Question: I need to request a loan to support my small-business operations in light of current economic uncertainty. However, I pleaded guilty to a felony crime a very long time ago. Am I still eligible for the PPP?

Answer: Yes. Businesses are only ineligible if an owner of 20 percent or more of the equity of the applicant is presently incarcerated, on probation or on parole; subject to an indictment, criminal information, arraignment or other means by which formal criminal charges are brought in any jurisdiction; or, within the last five years, for any felony, has been convicted; pleaded guilty; pleaded nolo contendere; been placed on pretrial diversion; or been placed on any form of parole or probation (including probation before judgment).

Question: Are lenders permitted to use their own online portals and an electronic form that they create to collect the same information and certifications as in the Borrower Application Form, in order to complete implementation of their online portals?

Answer: Yes. Lenders may use their own online systems and a form they establish that asks for the same information (using the same language) as the Borrower Application Form.

Question: What time period should borrowers use to determine their number of employees and payroll costs to calculate their maximum loan amounts?

Answer: In general, borrowers can calculate their aggregate payroll costs using data either from the previous 12 months or from calendar year 2019. For seasonal businesses, the applicant may use average monthly payroll for the period between Feb. 15, 2019, or March 1, 2019, and June 30, 2019.

Question: Should payments that an eligible borrower made to an independent contractor or sole proprietor be included in calculations of the eligible borrower’s payroll costs?

Answer: No. Any amounts that an eligible borrower has paid to an independent contractor or sole proprietor should be excluded from the eligible business’s payroll costs. However, an independent contractor or sole proprietor will itself be eligible for a loan under the PPP, if it satisfies the applicable requirements.

Question: How should a borrower account for federal taxes when determining its payroll costs for purposes of the maximum loan amount, allowable uses of a PPP loan and the amount of a loan that may be forgiven?

Answer: Under the act, payroll costs are calculated on a gross basis without regard to federal taxes imposed or withheld, such as the employee’s and employer’s share of Federal Insurance Contributions Act (FICA) and income taxes required to be withheld from employees. Borrowers should check with their lender for calculation of payroll costs.

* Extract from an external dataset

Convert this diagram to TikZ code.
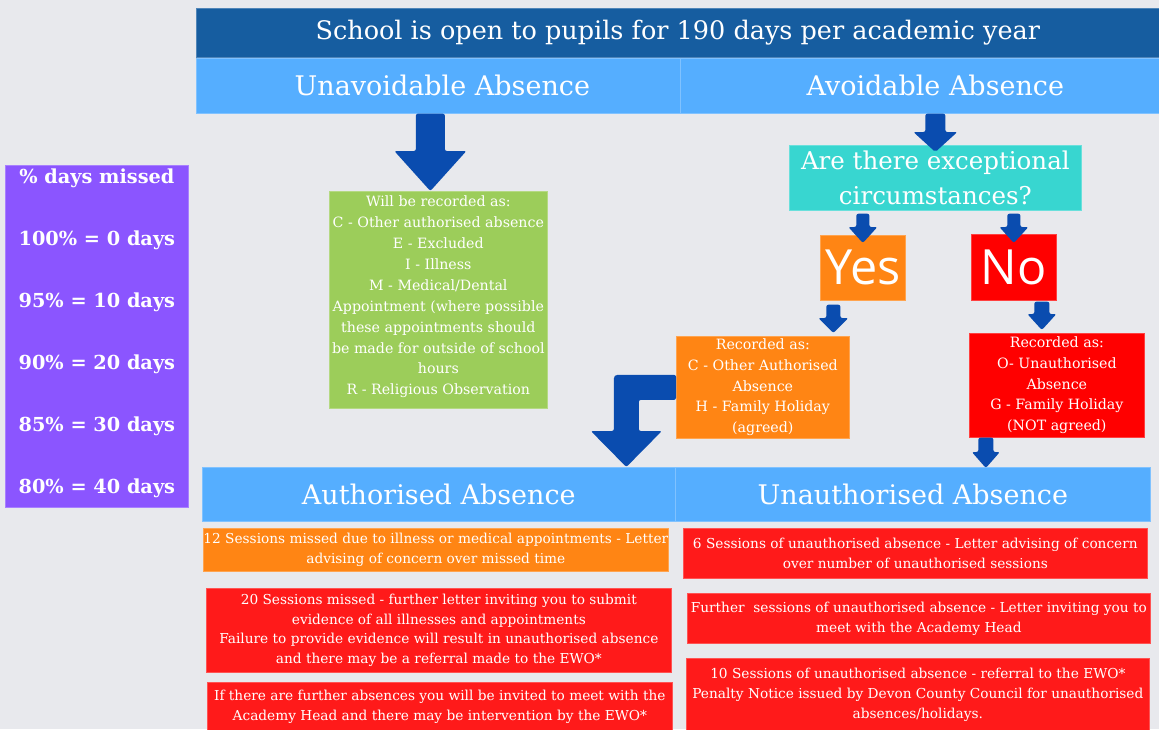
\documentclass[tikz,border=0pt]{standalone}
\usepackage{fontspec}
\setmainfont{DejaVu Serif}
\newfontfamily\yesfont{Open Sans}
\usetikzlibrary{calc}
\definecolor{bg}{HTML}{E8E9ED}
\definecolor{titleblue}{HTML}{165DA0}
\definecolor{headblue}{HTML}{55AEFF}
\definecolor{purplebox}{HTML}{8B55FF}
\definecolor{arrowblue}{HTML}{0A4CAF}
\definecolor{greenbox}{HTML}{9CCD5A}
\definecolor{cyanbox}{HTML}{38D6D0}
\definecolor{orangebox}{HTML}{FF8514}
\definecolor{redbox}{HTML}{FF0000}
\definecolor{redlight}{HTML}{FF1A1A}
\tikzset{
  box/.style={rectangle, inner sep=0pt, text=white, align=center, anchor=north west,
    fill=#1, draw=#1!75!white, line width=0.7pt},
  fs/.style 2 args={font=\fontsize{#1}{#2}\selectfont},
}
\newcommand\blockdown[5]{%
  \fill[arrowblue, rounded corners=2pt] let \p1=#1, \p2=#2 in
  (\x2-#3,\y1) -- (\x2+#3,\y1) -- (\x2+#3,\y2+#5) -- (\x2+#4,\y2+#5) -- (\x2,\y2)
  -- (\x2-#4,\y2+#5) -- (\x2-#3,\y2+#5) -- cycle;}
\begin{document}
\begin{tikzpicture}[x=1pt,y=-1pt]
\fill[bg] (0,0) rectangle (1159,729);
\useasboundingbox (0,0) rectangle (1159,729);
\begin{scope}
\clip (0,0) rectangle (1159,729);
% headers
\node[box=titleblue, minimum width=963pt, minimum height=49pt, fs={25.5}{30}] (title) at (196,8)
  {School is open to pupils for 190 days per academic year};
\node[box=headblue, minimum width=484pt, minimum height=55pt, fs={27}{32}] (unav) at (196,58)
  {\hspace*{8pt}Unavoidable Absence};
\node[box=headblue, minimum width=479pt, minimum height=55pt, fs={27}{32}] (avoid) at (680,58)
  {\hspace*{31pt}Avoidable Absence};
% purple
\node[box=purplebox, minimum width=183pt, minimum height=342pt, fs={19.3}{62}] (pct) at (5,165)
  {\bfseries \% days missed\\\bfseries 100\% = 0 days\\\bfseries 95\% = 10 days\\\bfseries 90\% = 20 days\\\bfseries 85\% = 30 days\\\bfseries 80\% = 40 days\rule[-11pt]{0pt}{1pt}};
% green
\node[box=greenbox, minimum width=218pt, minimum height=217pt, fs={14.2}{20.9}] (green) at (329,191)
  {Will be recorded as:\\C - Other authorised absence\\E - Excluded\\I - Illness\\M - Medical/Dental\\Appointment (where possible\\these appointments should\\be made for outside of school\\hours\\R - Religious Observation\vphantom{p}\rule[-9pt]{0pt}{1pt}};
% question
\node[box=cyanbox, minimum width=292pt, minimum height=65pt, fs={24.5}{35}] (cyan) at (789,145)
  {Are there exceptional\\circumstances?};
\node[box=orangebox, minimum width=85pt, minimum height=65pt, font=\yesfont\fontsize{48.5}{52}\selectfont] (yes) at (820,235) {Yes};
\node[box=redbox, minimum width=85pt, minimum height=66pt, font=\yesfont\fontsize{48.5}{52}\selectfont] (no) at (971,234) {No};
\node[box=orangebox, minimum width=173pt, minimum height=102pt, fs={14.2}{20.7}] (recY) at (676,336)
  {Recorded as:\\C - Other Authorised\\Absence\\H - Family Holiday\\(agreed)};
\node[box=redbox, minimum width=175pt, minimum height=104pt, fs={14.2}{20.7}] (recN) at (969,333)
  {Recorded as:\\O- Unauthorised\\Absence\\G - Family Holiday\\(NOT agreed)};
% lower headers
\node[box=headblue, minimum width=473pt, minimum height=54pt, fs={27}{32}] (auth) at (202,467)
  {Authorised Absence};
\node[box=headblue, minimum width=475pt, minimum height=54pt, fs={27}{32}] (unauth) at (675,467)
  {Unauthorised Absence};
% bottom boxes
\node[box=orangebox, minimum width=465pt, minimum height=43pt, fs={13.7}{20}] (oA) at (203,528)
  {12 Sessions missed due to illness or medical appointments - Letter\\advising of concern over missed time};
\node[box=redlight, minimum width=465pt, minimum height=84pt, fs={13.7}{19.8}] (rA1) at (206,588)
  {20 Sessions missed - further letter inviting you to submit\\evidence of all illnesses and appointments\\Failure to provide evidence will result in unauthorised absence\\and there may be a referral made to the EWO*};
\node[box=redlight, minimum width=465pt, minimum height=49pt, fs={13.7}{20}] (rA2) at (207,682)
  {If there are further absences you will be invited to meet with the\\Academy Head and there may be intervention by the EWO*};
\node[box=redlight, minimum width=464pt, minimum height=50pt, fs={13.7}{20}] (rU1) at (683,528)
  {6 Sessions of unauthorised absence - Letter advising of concern\\over number of unauthorised sessions};
\node[box=redlight, minimum width=463pt, minimum height=50pt, fs={13.7}{20}] (rU2) at (687,593)
  {Further\ \ sessions of unauthorised absence - Letter inviting you to\\meet with the Academy Head};
\node[box=redlight, minimum width=463pt, minimum height=73pt, fs={13.7}{20}] (rU3) at (686,658)
  {10 Sessions of unauthorised absence - referral to the EWO*\\Penalty Notice issued by Devon County Council for unauthorised\\absences/holidays.};
% arrows
\blockdown{(unav.south)}{($(green.north)+(-8,0)$)}{14.5pt}{36pt}{40pt}
\blockdown{(avoid.south)}{($(cyan.north)+(0,7)$)}{10pt}{22pt}{20pt}
\blockdown{($(cyan.south)+(0,3)$)}{($(yes.north)+(0,8)$)}{6.5pt}{14.5pt}{16pt}
\blockdown{($(cyan.south)+(0,3)$)}{($(no.north)+(0,9)$)}{6.5pt}{14.5pt}{16pt}
\blockdown{($(yes.south)+(0,4)$)}{($(recY.north)+(70.5,-3)$)}{7pt}{15pt}{15pt}
\blockdown{($(no.south)+(0,1)$)}{($(recN.north)+(-15,-3)$)}{7.5pt}{14.5pt}{16pt}
\blockdown{(recN.south)}{($(unauth.north)+(73,1)$)}{7.5pt}{14pt}{16pt}
% bent arrow
\fill[arrowblue, rounded corners=2pt] let \p1=(recY.west), \p2=($(auth.north)+(187.5,0)$) in
  (\x1,\y1+12.5pt) -- (\x2-2.5pt,\y1+12.5pt) .. controls (\x2-12.5pt,\y1+12.5pt) .. (\x2-12.5pt,\y1+2.5pt)
  -- (\x2-12.5pt,\y2+36pt) -- (\x2-35.5pt,\y2+36pt) -- (\x2,\y2) -- (\x2+35.5pt,\y2+36pt)
  -- (\x2+12.5pt,\y2+36pt) -- (\x2+12.5pt,\y1-12.5pt) -- (\x1,\y1-12.5pt) -- cycle;
\end{scope}
\end{tikzpicture}
\end{document}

Question: Are PPP loans for existing customers considered new accounts for FinCEN Rule CDD purposes? Are lenders required to collect, certify, or verify beneficial ownership information in accordance with the rule requirements for existing customers?

Answer: If the PPP loan is being made to an existing customer and the necessary information was previously verified, you do not need to re-verify the information.